**Input**.
*-*-*

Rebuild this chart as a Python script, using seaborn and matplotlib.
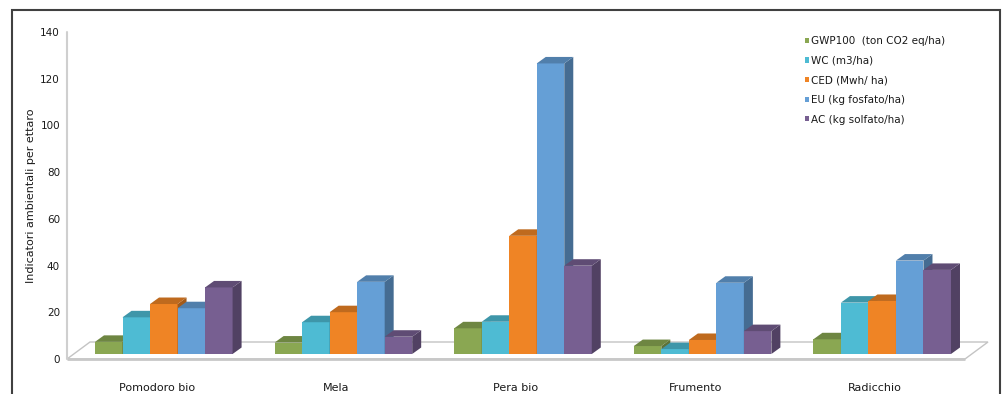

*-*-*

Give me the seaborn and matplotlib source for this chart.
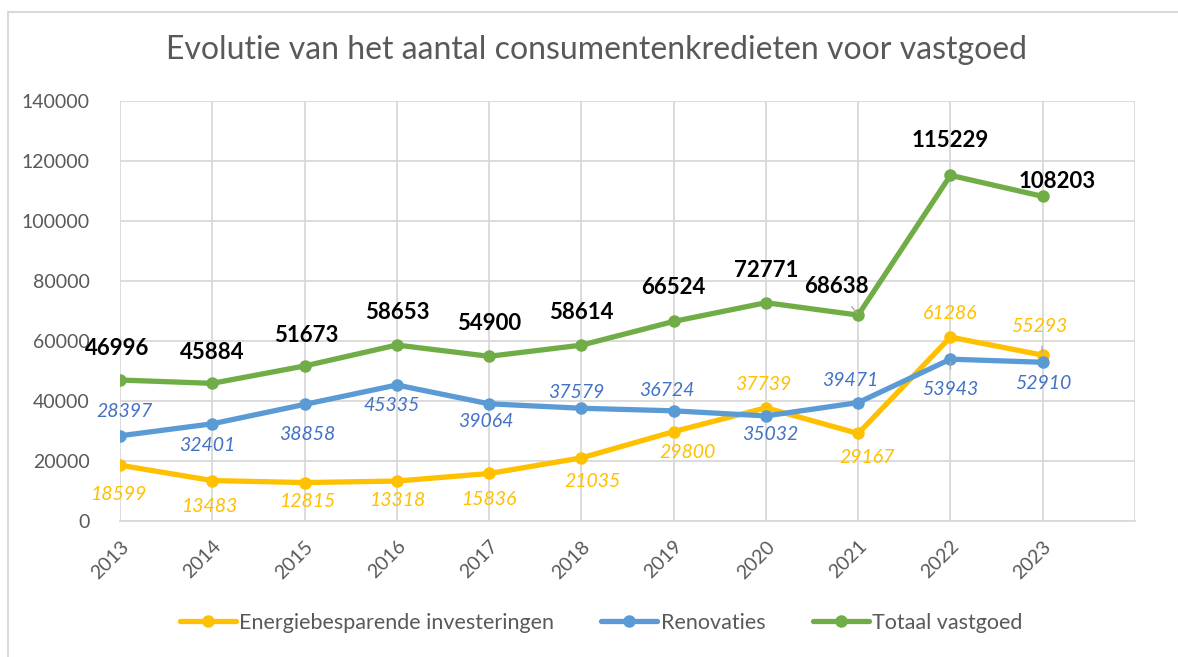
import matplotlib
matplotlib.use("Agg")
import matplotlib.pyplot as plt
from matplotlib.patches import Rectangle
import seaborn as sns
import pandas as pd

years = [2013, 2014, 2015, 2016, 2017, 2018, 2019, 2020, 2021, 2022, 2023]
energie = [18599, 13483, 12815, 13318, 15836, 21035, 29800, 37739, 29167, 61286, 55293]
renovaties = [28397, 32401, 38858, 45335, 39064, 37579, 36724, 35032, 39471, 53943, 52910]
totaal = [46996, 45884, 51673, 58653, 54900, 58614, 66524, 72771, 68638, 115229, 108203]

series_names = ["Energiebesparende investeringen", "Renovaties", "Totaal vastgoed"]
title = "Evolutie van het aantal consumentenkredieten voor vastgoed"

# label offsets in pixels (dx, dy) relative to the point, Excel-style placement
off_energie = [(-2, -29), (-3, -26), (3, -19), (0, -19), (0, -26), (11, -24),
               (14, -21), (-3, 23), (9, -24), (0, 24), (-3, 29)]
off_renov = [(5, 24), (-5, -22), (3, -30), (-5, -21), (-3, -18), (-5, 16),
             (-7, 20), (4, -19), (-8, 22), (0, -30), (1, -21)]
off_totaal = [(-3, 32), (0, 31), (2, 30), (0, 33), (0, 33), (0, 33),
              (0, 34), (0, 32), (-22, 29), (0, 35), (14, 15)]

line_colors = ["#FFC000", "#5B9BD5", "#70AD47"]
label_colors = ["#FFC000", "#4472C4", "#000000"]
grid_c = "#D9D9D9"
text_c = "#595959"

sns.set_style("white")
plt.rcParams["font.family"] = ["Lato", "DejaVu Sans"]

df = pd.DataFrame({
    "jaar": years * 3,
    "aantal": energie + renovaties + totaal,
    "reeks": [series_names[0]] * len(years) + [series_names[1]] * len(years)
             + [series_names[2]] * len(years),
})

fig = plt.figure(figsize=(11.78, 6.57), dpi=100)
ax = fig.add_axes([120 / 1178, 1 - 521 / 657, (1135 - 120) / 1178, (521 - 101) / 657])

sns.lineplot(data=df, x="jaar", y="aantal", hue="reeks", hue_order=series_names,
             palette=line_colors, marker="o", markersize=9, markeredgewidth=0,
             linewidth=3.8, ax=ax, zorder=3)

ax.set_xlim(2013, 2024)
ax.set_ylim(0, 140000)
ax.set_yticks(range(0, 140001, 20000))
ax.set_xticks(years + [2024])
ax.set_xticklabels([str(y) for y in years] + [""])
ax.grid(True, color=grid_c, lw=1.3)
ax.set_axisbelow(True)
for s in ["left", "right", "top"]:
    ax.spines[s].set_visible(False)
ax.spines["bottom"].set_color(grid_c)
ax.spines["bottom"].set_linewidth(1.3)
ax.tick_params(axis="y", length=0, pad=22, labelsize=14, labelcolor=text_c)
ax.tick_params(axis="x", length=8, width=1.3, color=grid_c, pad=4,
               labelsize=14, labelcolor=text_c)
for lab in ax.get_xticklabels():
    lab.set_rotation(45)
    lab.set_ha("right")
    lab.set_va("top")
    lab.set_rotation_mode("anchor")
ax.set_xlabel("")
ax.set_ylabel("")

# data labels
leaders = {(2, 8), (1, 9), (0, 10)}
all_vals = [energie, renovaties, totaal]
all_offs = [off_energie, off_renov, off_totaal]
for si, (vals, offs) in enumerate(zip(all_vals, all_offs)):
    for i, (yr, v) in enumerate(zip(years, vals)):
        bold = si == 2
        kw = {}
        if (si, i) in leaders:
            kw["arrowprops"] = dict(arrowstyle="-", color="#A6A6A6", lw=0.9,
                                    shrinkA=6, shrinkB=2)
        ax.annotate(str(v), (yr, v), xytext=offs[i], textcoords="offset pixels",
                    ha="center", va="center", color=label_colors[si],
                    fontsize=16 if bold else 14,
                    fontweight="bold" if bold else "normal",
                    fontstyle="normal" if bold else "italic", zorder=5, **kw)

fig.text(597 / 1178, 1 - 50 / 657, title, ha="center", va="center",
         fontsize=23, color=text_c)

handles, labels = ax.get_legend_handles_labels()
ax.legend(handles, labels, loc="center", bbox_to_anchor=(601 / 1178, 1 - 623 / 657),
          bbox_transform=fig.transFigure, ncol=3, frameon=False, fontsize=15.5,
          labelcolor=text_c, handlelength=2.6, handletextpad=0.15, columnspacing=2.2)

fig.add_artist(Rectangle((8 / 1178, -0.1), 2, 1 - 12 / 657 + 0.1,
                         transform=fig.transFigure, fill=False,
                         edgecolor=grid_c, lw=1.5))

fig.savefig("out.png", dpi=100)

*-*-*

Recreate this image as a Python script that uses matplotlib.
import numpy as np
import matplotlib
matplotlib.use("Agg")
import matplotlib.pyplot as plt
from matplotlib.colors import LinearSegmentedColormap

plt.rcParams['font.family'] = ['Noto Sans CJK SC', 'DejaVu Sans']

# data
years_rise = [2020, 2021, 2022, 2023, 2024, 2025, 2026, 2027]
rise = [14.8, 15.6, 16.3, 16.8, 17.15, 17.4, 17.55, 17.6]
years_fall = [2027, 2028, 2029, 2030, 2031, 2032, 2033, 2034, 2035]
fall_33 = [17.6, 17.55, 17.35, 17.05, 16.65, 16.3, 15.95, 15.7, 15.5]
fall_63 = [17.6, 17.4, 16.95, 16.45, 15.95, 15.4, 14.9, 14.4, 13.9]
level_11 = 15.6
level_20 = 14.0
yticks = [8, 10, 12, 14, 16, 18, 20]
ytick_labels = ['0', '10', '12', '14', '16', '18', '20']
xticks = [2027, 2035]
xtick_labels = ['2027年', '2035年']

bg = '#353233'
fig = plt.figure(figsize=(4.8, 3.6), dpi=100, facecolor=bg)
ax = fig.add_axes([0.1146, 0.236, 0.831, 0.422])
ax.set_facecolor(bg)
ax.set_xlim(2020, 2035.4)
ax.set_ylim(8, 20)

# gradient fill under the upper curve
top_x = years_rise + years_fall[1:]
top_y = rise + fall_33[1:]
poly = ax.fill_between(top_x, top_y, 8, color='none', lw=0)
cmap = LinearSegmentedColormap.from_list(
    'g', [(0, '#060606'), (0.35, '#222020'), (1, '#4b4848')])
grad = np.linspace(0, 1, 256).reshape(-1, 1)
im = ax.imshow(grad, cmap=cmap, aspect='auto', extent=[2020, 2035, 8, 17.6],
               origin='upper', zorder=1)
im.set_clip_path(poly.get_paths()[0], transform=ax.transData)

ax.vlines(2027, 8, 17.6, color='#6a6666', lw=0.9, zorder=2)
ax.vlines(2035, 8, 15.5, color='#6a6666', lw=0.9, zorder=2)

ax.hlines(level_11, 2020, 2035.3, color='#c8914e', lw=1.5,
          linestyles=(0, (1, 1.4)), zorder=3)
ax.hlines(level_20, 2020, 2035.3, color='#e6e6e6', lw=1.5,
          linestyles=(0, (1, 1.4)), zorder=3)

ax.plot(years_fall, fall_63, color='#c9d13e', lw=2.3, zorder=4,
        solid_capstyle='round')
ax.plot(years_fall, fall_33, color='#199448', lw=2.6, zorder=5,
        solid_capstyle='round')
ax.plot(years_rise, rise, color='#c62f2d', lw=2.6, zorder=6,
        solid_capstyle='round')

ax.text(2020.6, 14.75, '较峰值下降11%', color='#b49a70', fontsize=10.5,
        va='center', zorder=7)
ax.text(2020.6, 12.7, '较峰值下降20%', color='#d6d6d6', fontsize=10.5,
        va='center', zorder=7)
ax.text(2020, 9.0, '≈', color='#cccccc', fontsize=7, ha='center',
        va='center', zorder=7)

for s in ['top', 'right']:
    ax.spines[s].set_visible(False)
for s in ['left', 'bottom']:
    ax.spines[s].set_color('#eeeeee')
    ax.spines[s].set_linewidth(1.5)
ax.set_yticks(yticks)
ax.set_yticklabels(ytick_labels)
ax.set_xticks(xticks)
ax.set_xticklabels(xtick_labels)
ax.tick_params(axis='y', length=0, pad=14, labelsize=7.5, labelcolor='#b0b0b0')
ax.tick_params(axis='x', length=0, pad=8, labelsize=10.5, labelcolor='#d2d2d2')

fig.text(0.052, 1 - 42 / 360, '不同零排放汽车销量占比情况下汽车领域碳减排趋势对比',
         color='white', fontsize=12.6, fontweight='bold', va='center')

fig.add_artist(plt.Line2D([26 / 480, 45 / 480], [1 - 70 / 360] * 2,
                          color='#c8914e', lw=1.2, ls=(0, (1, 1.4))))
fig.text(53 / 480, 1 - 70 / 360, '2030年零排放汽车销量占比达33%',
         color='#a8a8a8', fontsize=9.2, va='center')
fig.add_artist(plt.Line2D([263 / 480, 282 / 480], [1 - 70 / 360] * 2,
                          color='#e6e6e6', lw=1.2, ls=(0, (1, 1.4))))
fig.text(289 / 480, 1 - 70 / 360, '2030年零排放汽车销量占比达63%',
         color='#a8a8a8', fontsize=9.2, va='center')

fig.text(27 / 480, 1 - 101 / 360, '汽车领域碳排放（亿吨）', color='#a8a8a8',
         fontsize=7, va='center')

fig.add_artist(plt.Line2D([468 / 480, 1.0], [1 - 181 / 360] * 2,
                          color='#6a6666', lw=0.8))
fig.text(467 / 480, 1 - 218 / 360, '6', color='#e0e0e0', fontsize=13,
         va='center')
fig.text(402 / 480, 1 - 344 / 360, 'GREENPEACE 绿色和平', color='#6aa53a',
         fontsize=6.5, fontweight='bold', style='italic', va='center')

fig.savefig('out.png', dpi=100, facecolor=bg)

*-*-*

**The request**. In the listing above, find the line with "Give me the" and the line with "68638, 115229, 108203]". Copy both of them and every line between, exactly, but not the pictures.

**Worked answer**.
Give me the seaborn and matplotlib source for this chart.
import matplotlib
matplotlib.use("Agg")
import matplotlib.pyplot as plt
from matplotlib.patches import Rectangle
import seaborn as sns
import pandas as pd

years = [2013, 2014, 2015, 2016, 2017, 2018, 2019, 2020, 2021, 2022, 2023]
energie = [18599, 13483, 12815, 13318, 15836, 21035, 29800, 37739, 29167, 61286, 55293]
renovaties = [28397, 32401, 38858, 45335, 39064, 37579, 36724, 35032, 39471, 53943, 52910]
totaal = [46996, 45884, 51673, 58653, 54900, 58614, 66524, 72771, 68638, 115229, 108203]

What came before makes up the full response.